Brown Advisory Growth Equity (BIAGX). This large-cap growth-stock fund looks for companies with ­annualized earnings growth rates of at least 14% over five years, much greater than the long-term earnings growth rate of the S&P 500. Manager ­Kenneth Stuzin relies on what he calls “Darwinian Capitalism”—for every new stock the fund adds, an existing holding must be sold. Number of stocks: 33. Performance: 9.5%.

Hennessy Focus ­(HFCSX). David Rainey and two other ­comanagers run one of the most compact portfolios of any focused fund. They look for undervalued growth stocks of companies of any size whose annual earnings they can reasonably predict for the next ­decade. The managers temper volatility by holding large amounts of cash in the fund (10% or more of assets). Number of stocks: 22. Performance: 10.6%.

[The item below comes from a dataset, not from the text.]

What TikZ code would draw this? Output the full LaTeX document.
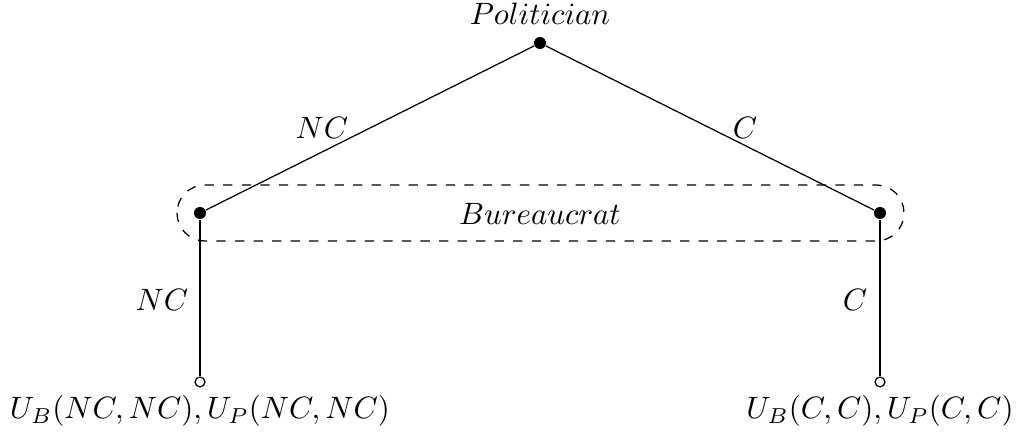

Janus Forty (JDCRX). Like many Janus funds, this large-cap growth fund focuses on companies that are dominating and changing their industries through disruptive technologies, products and/or business models. But fund manager Douglas Rao also mixes in various troubled companies that are in turnaround mode as well as some foreign stocks. The result has been big ups and downs from year to year but strong long-term performance. Number of stocks: 42. Performance: 9%.

Nicholas Fund (NICSX). Albert Nicholas has run this growth-stock fund for more than 40 years, beating the S&P 500 by an average of two percentage points a year. He avoids volatile sectors and seeks companies of various sizes with strong balance sheets that can grow steadily despite the ups and downs of the economy. Number of stocks: 45. Performance: 10.2%.

Parnassus Endeavor (PARWX). This large-cap growth-stock fund practices so-called socially responsible investing, excluding stocks that derive significant revenue from tobacco, alcohol, gambling and weapons contracting. Manager ­Jerome Dodson also favors companies that treat workers well. He reasons that such companies are able to recruit and retain better employees and perform at higher levels than competitors in terms of innovation, productivity and profitability. Number of stocks: 35. Performance: 12.1%.

*Performance figures are annualized returns for the 10 years through June 30, 2015, as calculated by Morningstar, Inc. The number of stocks is based on the most recent fund company filings.